While there have been improvements in this area by drive manufacturers, with rapid positioning of heads to zero position on normal power down, not all disk drives have this technology. Heat is also a major cause of hard disk failure. Blocked fans and inadequate cooling can shorten the life span of disks.

Another common situation is the "power-on syndrome," which refers to restarting a computer before its disks have stopped spinning from a previous shutdown. This can cause components to burn out and fail because of a voltage spike caused by residual voltage in the circuits.

To minimize hard disk problems, first recognize the most common reasons disk drives crash and implement policies to prevent them. It can be something as simple as a 10- second rule: No computer or hard disk system may be turned on unless at least 10 seconds has elapsed from the time the unit was turned off. This gives the components and circuitry adequate time to fully discharge, lessening the potential power stress of turning the system back on.

Second, keep spare drives on-site. This may seem obvious, yet many shops using RAID or mirroring still do not have adequate replacement drives to cover common failures.

The problem with mirrors

Other than following basic preventive measures, what is the best way to protect your data against hard disk failures? One approach is to mirror the system. This is simple to do through either software or hardware.
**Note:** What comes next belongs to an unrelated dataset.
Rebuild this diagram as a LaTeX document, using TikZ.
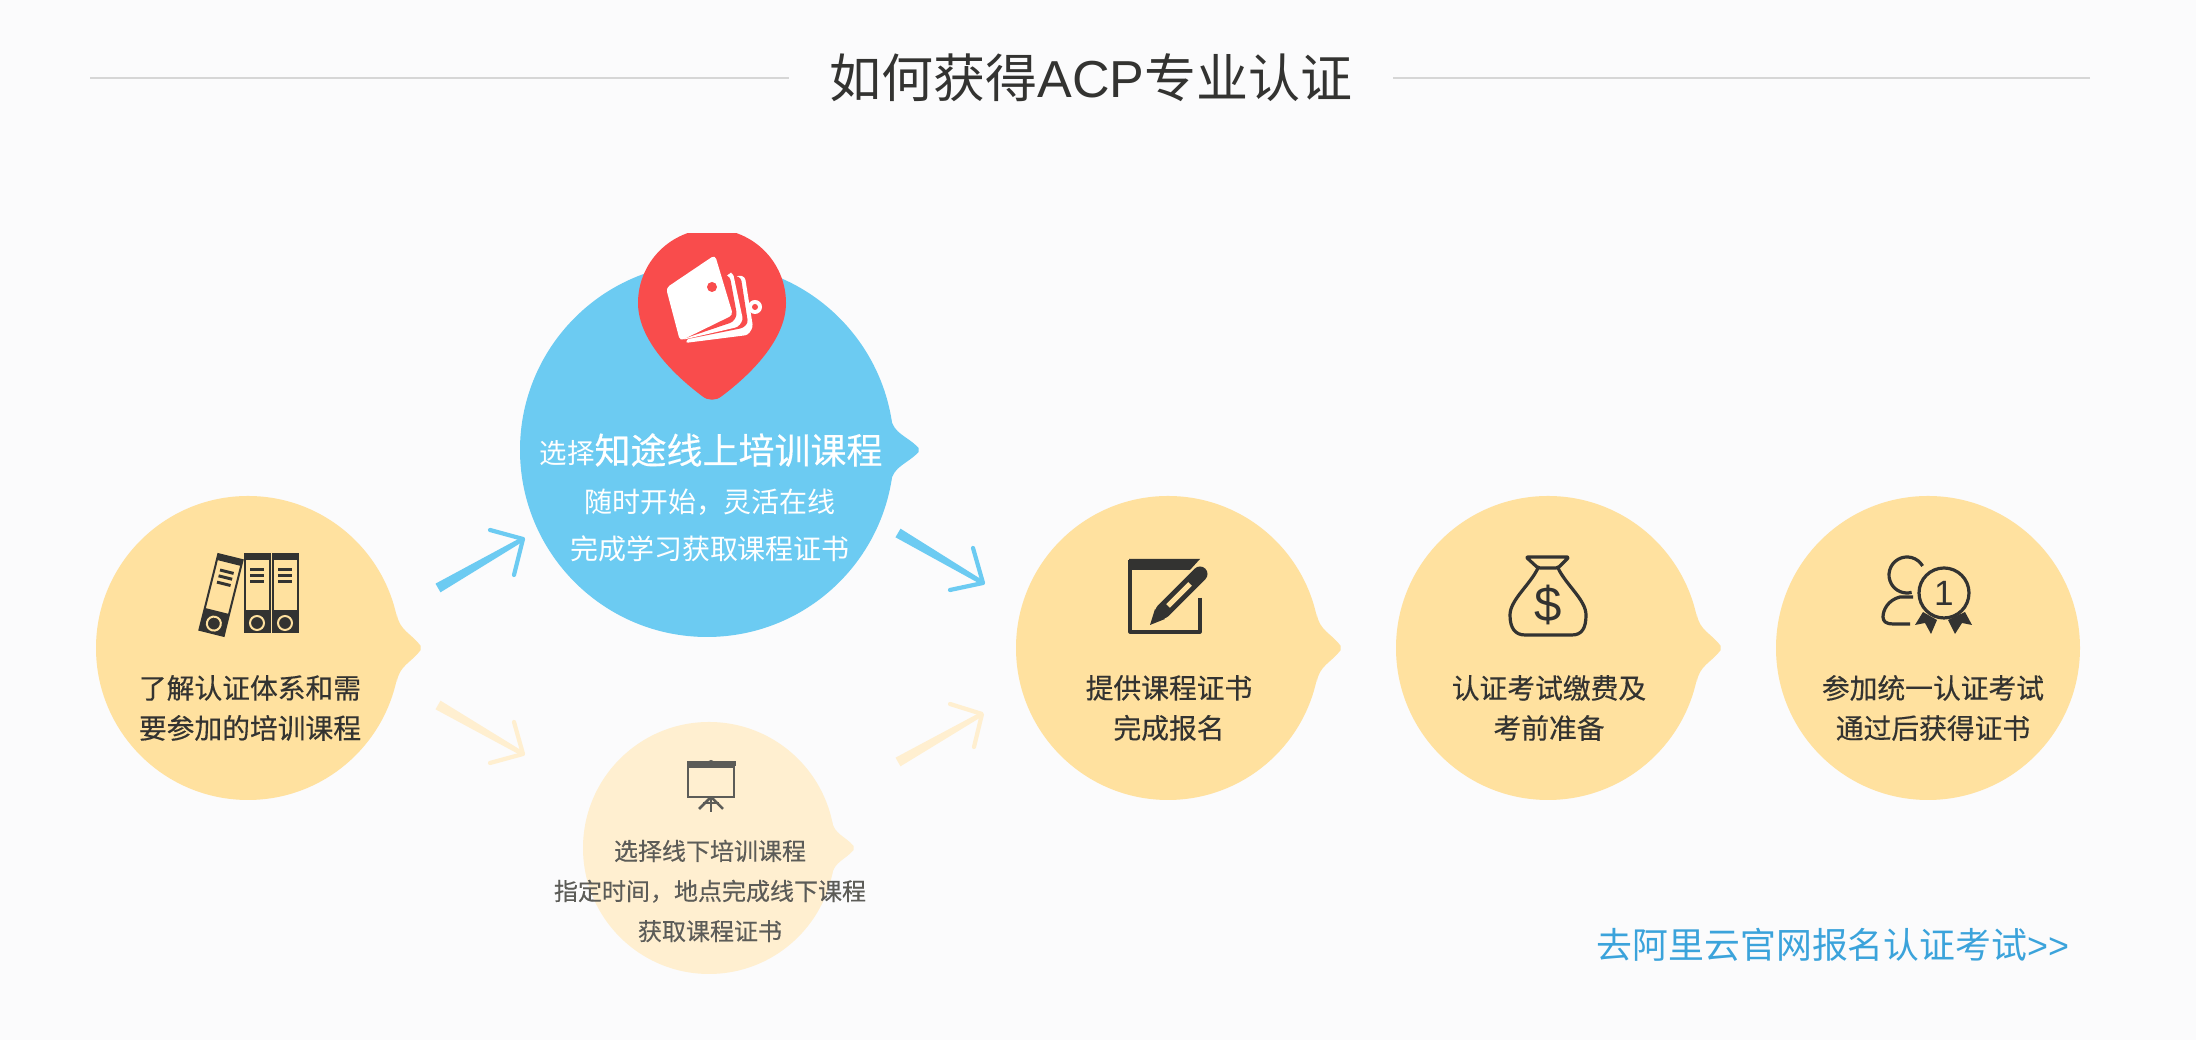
\documentclass[tikz,border=0pt]{standalone}
\usepackage{fontspec}
\setmainfont{Liberation Sans}
\newfontfamily\cjk{Noto Sans CJK SC}
\newfontfamily\cjkheavy[FakeBold=0.35]{Noto Sans CJK SC}
\usetikzlibrary{calc}
\definecolor{pagebg}{HTML}{FBFBFC}
\definecolor{stepyellow}{HTML}{FFE19F}
\definecolor{stepblue}{HTML}{6CCBF2}
\definecolor{steppale}{HTML}{FFEFD0}
\definecolor{pinred}{HTML}{F94C4C}
\definecolor{inkdark}{HTML}{333331}
\definecolor{inkgrey}{HTML}{5C5C58}
\definecolor{rulegrey}{HTML}{D6D6D6}
\definecolor{linkblue}{HTML}{3BA3DB}
\newcommand{\bubbletip}[4]{
	\fill[#4] ($(#1.east)+(-0.04,#3)$) .. controls ($(#1.east)+(-0.01,0.5*#3)$) and ($(#1.east)+(0.5*#2,0.45*#3)$) .. ($(#1.east)+(#2,0.02)$) -- ($(#1.east)+(#2,-0.02)$) .. controls ($(#1.east)+(0.5*#2,-0.45*#3)$) and ($(#1.east)+(-0.01,-0.5*#3)$) .. ($(#1.east)+(-0.04,-#3)$) -- cycle;
}
\newcommand{\brusharrow}[5]{
	\fill[#5] ($(#1)!.05cm!90:(#2)$) -- ($(#1)!.05cm!-90:(#2)$) -- ($(#2)!.022cm!90:(#1)$) -- ($(#2)!.022cm!-90:(#1)$) -- cycle;
	\draw[#5, line width=.042cm, line cap=round, line join=round] (#3) -- (#2) -- (#4);
}
\tikzset{
	bubble/.style = {circle, inner sep=0pt, minimum size=3.04cm},
	steptext/.style = {align=center, text=inkdark, font=\cjkheavy\fontsize{7.9}{11.4}\selectfont},
	offlinetext/.style = {align=center, text=inkgrey, font=\cjkheavy\fontsize{6.83}{11.4}\selectfont},
	onlinetext/.style = {align=center, text=white, font=\cjk\fontsize{7.96}{13.4}\selectfont},
	icon/.style = {draw=inkdark, line width=.032cm, line join=round},
	binderpic/.pic = {
		\draw[inkdark, line width=.02cm, fill=stepyellow] (-.125,-.39) rectangle (.125,.39);
		\fill[inkdark] (-.125,.33) rectangle (.125,.39);
		\fill[inkdark] (-.125,-.39) rectangle (.125,-.165);
		\draw[stepyellow, line width=.02cm, fill=inkdark] (0,-.295) circle (.07);
		\foreach \liney in {.24,.18,.115} \draw[inkdark, line width=.03cm] (-.07,\liney) -- (.07,\liney);
	}
}
\begin{document}
\begin{tikzpicture}
	\fill[pagebg] (0,0) rectangle (21.96,10.4);
	\useasboundingbox (0,0) rectangle (21.96,10.4);
	\node[inner xsep=.4cm, text=inkdark, font=\fontsize{14.8}{18}\selectfont] (title) at (10.91,9.62) {{\cjk 如何获得}ACP{\cjk 专业认证}};
	\coordinate (ruleL) at (.9,9.62);
	\coordinate (ruleR) at (20.9,9.62);
	\draw[rulegrey, line width=.02cm] (ruleL) -- (title);
	\draw[rulegrey, line width=.02cm] (ruleR) -- (title);

	\node[bubble, fill=stepyellow] (learn) at (2.48,3.92) {};
	\bubbletip{learn}{.2}{.34}{stepyellow}
	\node[bubble, fill=stepblue, minimum size=3.74cm] (online) at (7.07,5.9) {};
	\bubbletip{online}{.24}{.32}{stepblue}
	\node[bubble, fill=steppale, minimum size=2.52cm] (offline) at (7.09,1.92) {};
	\bubbletip{offline}{.18}{.27}{steppale}
	\node[bubble, fill=stepyellow] (apply) at (11.68,3.92) {};
	\bubbletip{apply}{.2}{.34}{stepyellow}
	\node[bubble, fill=stepyellow] (pay) at (15.48,3.92) {};
	\bubbletip{pay}{.2}{.34}{stepyellow}
	\node[bubble, fill=stepyellow] (exam) at (19.28,3.92) {};

	\coordinate (tailA) at (4.38,4.52);
	\coordinate (tipA) at (5.23,5.01);
	\coordinate (barbA) at (4.9,5.1);
	\coordinate (barbAA) at (5.14,4.65);
	\brusharrow{tailA}{tipA}{barbA}{barbAA}{stepblue}
	\coordinate (tailB) at (4.38,3.35);
	\coordinate (tipB) at (5.23,2.86);
	\coordinate (barbB) at (4.9,2.77);
	\coordinate (barbBB) at (5.14,3.18);
	\brusharrow{tailB}{tipB}{barbB}{barbBB}{steppale}
	\coordinate (tailC) at (8.98,5.07);
	\coordinate (tipC) at (9.83,4.57);
	\coordinate (barbC) at (9.73,4.92);
	\coordinate (barbCC) at (9.5,4.5);
	\brusharrow{tailC}{tipC}{barbC}{barbCC}{stepblue}
	\coordinate (tailD) at (8.98,2.78);
	\coordinate (tipD) at (9.82,3.26);
	\coordinate (barbD) at (9.5,3.36);
	\coordinate (barbDD) at (9.74,2.93);
	\brusharrow{tailD}{tipD}{barbD}{barbDD}{steppale}

	\begin{scope}
		\clip (6,6) rectangle (8,8.06);
		\fill[pinred] (6.38,7.37) arc (180:0:.74) .. controls (7.86,7) and (7.5,6.65) .. (7.22,6.44) .. controls (7.16,6.39) and (7.08,6.39) .. (7.02,6.44) .. controls (6.74,6.65) and (6.38,7) .. (6.38,7.37);
	\end{scope}
	\fill[white] (7.55,7.33) circle (.07);
	\fill[pinred] (7.55,7.33) circle (.03);
	\fill[white, rounded corners=.03cm] (6.85,6.97) -- (7.48,7.05) -- (7.53,7.13) -- (7.45,7.63) -- (7.38,7.65) -- cycle;
	\fill[pinred, rounded corners=.03cm] (6.83,7) -- (7.43,7.12) -- (7.48,7.17) -- (7.41,7.62) -- (7.36,7.64) -- cycle;
	\fill[white, rounded corners=.03cm] (6.82,7) -- (7.38,7.13) -- (7.43,7.2) -- (7.33,7.67) -- (7.29,7.67) -- cycle;
	\fill[pinred, rounded corners=.03cm] (6.8,7) -- (7.33,7.18) -- (7.37,7.25) -- (7.3,7.63) -- (7.25,7.65) -- cycle;
	\fill[white, rounded corners=.04cm] (6.66,7.52) -- (7.15,7.85) -- (7.33,7.25) -- (6.8,6.99) -- cycle;
	\fill[pinred] (7.12,7.53) circle (.05);

	\node[onlinetext, font=\cjk\fontsize{7.82}{13.4}\selectfont] (onlinehead) at (7.11,5.9) {选择{\cjkheavy\fontsize{10.24}{13.4}\selectfont 知途线上培训课程}};
	\node[onlinetext] (onlinebody) at (7.1,5.145) {随时开始，灵活在线\\完成学习获取课程证书};

	\node[offlinetext] (offlinebody) at (7.1,1.49) {选择线下培训课程\\指定时间，地点完成线下课程\\获取课程证书};
	\draw[inkgrey, line width=.05cm] (6.87,2.76) -- (7.36,2.76);
	\fill[inkgrey] (7.11,2.76) circle (.04);
	\draw[inkgrey, line width=.025cm] (6.88,2.73) rectangle (7.34,2.43);
	\draw[inkgrey, line width=.025cm] (7.11,2.43) -- (6.99,2.31);
	\draw[inkgrey, line width=.025cm] (7.11,2.43) -- (7.23,2.31);
	\draw[inkgrey, line width=.025cm] (7.11,2.43) -- (7.11,2.28);
	\draw[inkgrey, line width=.025cm] (7.03,2.37) -- (7.19,2.37);

	\pic[rotate=-14] at (2.21,4.45) {binderpic};
	\pic at (2.57,4.465) {binderpic};
	\pic at (2.85,4.465) {binderpic};
	\node[steptext] (learntext) at (2.5,3.32) {了解认证体系和需\\要参加的培训课程};

	\draw[icon] (12,4.42) -- (12,4.08) -- (11.3,4.08) -- (11.3,4.8);
	\fill[inkdark] (11.29,4.81) -- (12,4.81) -- (11.9,4.7) -- (11.29,4.7) -- cycle;
	\draw[inkdark, line width=.15cm, line cap=round] (11.63,4.29) -- (12,4.66);
	\draw[stepyellow, line width=.05cm] (11.68,4.34) -- (11.9,4.56);
	\fill[inkdark] (11.5,4.15) -- (11.55,4.31) -- (11.65,4.21) -- cycle;
	\node[steptext] (applytext) at (11.69,3.32) {提供课程证书\\完成报名};

	\draw[icon, rounded corners=.02cm] (15.38,4.72) -- (15.26,4.83) -- (15.69,4.83) -- (15.58,4.72) -- cycle;
	\draw[icon] (15.38,4.72) .. controls (15.3,4.55) and (15.1,4.4) .. (15.1,4.25) .. controls (15.1,4.12) and (15.15,4.05) .. (15.25,4.05) -- (15.72,4.05) .. controls (15.82,4.05) and (15.86,4.12) .. (15.86,4.25) .. controls (15.86,4.4) and (15.66,4.55) .. (15.58,4.72);
	\node[text=inkdark, inner sep=0pt, font=\fontsize{14}{16}\selectfont] (dollar) at (15.48,4.35) {\$};
	\node[steptext] (paytext) at (15.49,3.32) {认证考试缴费及\\考前准备};

	\draw[icon] (19.07,4.65) ++(30:.18) arc (30:285:.18);
	\draw[icon] (19.13,4.43) -- (19,4.43) .. controls (18.88,4.4) and (18.83,4.3) .. (18.83,4.23) .. controls (18.83,4.18) and (18.87,4.16) .. (18.93,4.16) -- (19.1,4.16);
	\node[circle, icon, inner sep=0pt, minimum size=.5cm, text=inkdark, font=\fontsize{10}{12}\selectfont] (medal) at (19.44,4.47) {1};
	\fill[inkdark] (19.23,4.28) -- (19.15,4.15) -- (19.25,4.17) -- (19.31,4.06) -- (19.37,4.2) -- cycle;
	\fill[inkdark] (19.65,4.28) -- (19.72,4.15) -- (19.62,4.17) -- (19.55,4.06) -- (19.48,4.2) -- cycle;
	\node[steptext] (examtext) at (19.33,3.32) {参加统一认证考试\\通过后获得证书};

	\node[text=linkblue, inner sep=0pt, font=\fontsize{10.2}{12}\selectfont] (link) at (18.33,.95) {{\cjk 去阿里云官网报名认证考试}>{}>};
\end{tikzpicture}
\end{document}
If the primary hard disk fails, you can run off the mirror without missing a beat. However, there are several potential problems. Mirrors replicate bad data as well as good data. Since the most common cause of a boot-up failure is software failure or human error, the mirror only replicates the problem.
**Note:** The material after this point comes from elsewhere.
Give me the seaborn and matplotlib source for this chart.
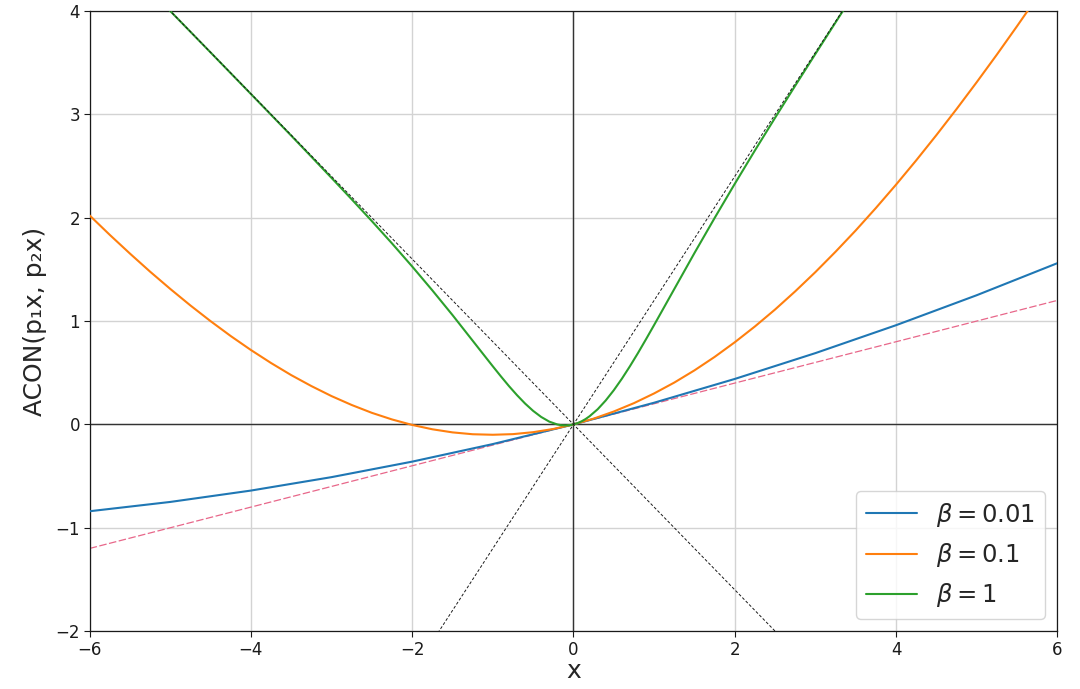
import numpy as np
import pandas as pd
import seaborn as sns
import matplotlib.pyplot as plt

# values
x_b001 = [-6, -5, -4, -3, -2, -1, 0, 1, 2, 3, 4, 5, 6]
y_b001 = [-0.84, -0.75, -0.64, -0.51, -0.36, -0.19, 0.0, 0.21, 0.44, 0.69, 0.96, 1.25, 1.56]

x_b01 = [-6, -5.75, -5.5, -5.25, -5, -4.75, -4.5, -4.25, -4, -3.75, -3.5, -3.25, -3, -2.75,
         -2.5, -2.25, -2, -1.75, -1.5, -1.25, -1, -0.75, -0.5, -0.25, 0,
         0.25, 0.5, 0.75, 1, 1.25, 1.5, 1.75, 2, 2.25, 2.5, 2.75, 3, 3.25, 3.5,
         3.75, 4, 4.25, 4.5, 4.75, 5, 5.25, 5.5, 5.75, 6]
y_b01 = [2.022, 1.834, 1.653, 1.478, 1.311, 1.151, 0.999, 0.855, 0.720, 0.594, 0.477, 0.371, 0.274, 0.188,
         0.112, 0.048, -0.005, -0.047, -0.077, -0.095, -0.100, -0.094, -0.075, -0.044, 0.0,
         0.056, 0.125, 0.206, 0.300, 0.405, 0.523, 0.653, 0.795, 0.948, 1.112, 1.288, 1.474, 1.671, 1.877,
         2.094, 2.320, 2.555, 2.799, 3.051, 3.311, 3.578, 3.853, 4.134, 4.422]

x_b1 = [-5.5, -5, -4.5, -4, -3.5, -3.25, -3, -2.75, -2.5, -2.25, -2, -1.75, -1.5, -1.25, -1.1,
        -1, -0.9, -0.8, -0.7, -0.6, -0.5, -0.4, -0.3, -0.2, -0.15, -0.1, -0.05, 0,
        0.05, 0.1, 0.15, 0.2, 0.3, 0.4, 0.5, 0.6, 0.7, 0.8, 0.9, 1, 1.1, 1.25,
        1.5, 1.75, 2, 2.25, 2.5, 2.75, 3, 3.25, 3.5]
y_b1 = [4.40, 3.9995, 3.599, 3.197, 2.794, 2.590, 2.385, 2.178, 1.967, 1.751, 1.528, 1.297, 1.058, 0.810, 0.661,
        0.562, 0.465, 0.371, 0.283, 0.202, 0.131, 0.072, 0.027, -0.0005, -0.008, -0.010, -0.008, 0.0,
        0.0125, 0.030, 0.052, 0.0795, 0.147, 0.232, 0.331, 0.442, 0.563, 0.691, 0.825, 0.962, 1.101, 1.310,
        1.658, 1.997, 2.328, 2.651, 2.967, 3.278, 3.585, 3.890, 4.194]

# straight reference lines through the origin
ref_x = [-6, 6]
upper_y = [-7.2, 7.2]     # slope p1 = 1.2
lower_y = [4.8, -4.8]     # slope p2 = -0.8
mean_y = [-1.2, 1.2]      # slope (p1 + p2) / 2

labels = [r'$\beta=0.01$', r'$\beta=0.1$', r'$\beta=1$']

df = pd.concat([
    pd.DataFrame({'x': x_b001, 'y': y_b001, 'beta': labels[0]}),
    pd.DataFrame({'x': x_b01, 'y': y_b01, 'beta': labels[1]}),
    pd.DataFrame({'x': x_b1, 'y': y_b1, 'beta': labels[2]}),
])

sns.set_theme(style="whitegrid", rc={'axes.edgecolor': 'k', 'grid.color': '#d3d3d3',
                                     'xtick.bottom': True, 'ytick.left': True,
                                     'xtick.color': 'k', 'ytick.color': 'k'})
plt.rcParams['font.family'] = ['DejaVu Sans']

fig, ax = plt.subplots(figsize=(10.8, 6.89), dpi=100)
fig.subplots_adjust(left=0.083, right=0.979, top=0.984, bottom=0.084)

ax.axhline(0, color='#333333', lw=1.0, zorder=1)
ax.axvline(0, color='#333333', lw=1.0, zorder=1)

ax.plot(ref_x, mean_y, color='#e8678a', lw=0.9, ls=(0, (6, 2)), zorder=2)

sns.lineplot(data=df, x='x', y='y', hue='beta', sort=False, estimator=None,
             palette=['#1f77b4', '#ff7f0e', '#2ca02c'], lw=1.5, ax=ax, zorder=3)

ax.plot(ref_x, upper_y, color='k', lw=0.7, ls=(0, (3, 2)), zorder=4)
ax.plot(ref_x, lower_y, color='k', lw=0.7, ls=(0, (3, 2)), zorder=4)

ax.set_xlim(-6, 6)
ax.set_ylim(-2, 4)
ax.set_xticks([-6, -4, -2, 0, 2, 4, 6])
ax.set_yticks([-2, -1, 0, 1, 2, 3, 4])
ax.tick_params(labelsize=12, length=4, width=0.8, pad=3)
for s in ax.spines.values():
    s.set_linewidth(0.9)

ax.set_xlabel('x', fontsize=18, labelpad=0)
ax.set_ylabel('ACON(p₁x, p₂x)', fontsize=18, labelpad=6)

ax.legend(title=None, loc='lower right', fontsize=17.5, handlelength=2.1, framealpha=0.8)

fig.savefig('out.png', dpi=100)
The second drawback to mirrors is that they are not cost-effective in terms of disk space, even with the rapidly dropping price of disks. Mirrors typically cost as much as the primary disk space. In some companies, as much as 50% of disk space is not used. As such, protecting data with mirroring can be expensive because you're purchasing much more disk space than is actually used.

RAID to the rescue

In terms of disk space purchased, other RAID levels are less expensive than mirroring, typically requiring only a 20% to 33% premium in disk costs, while providing the same level of data protection. If a drive fails in a RAID configuration, there is enough redundancy to deliver the information from the remaining disks.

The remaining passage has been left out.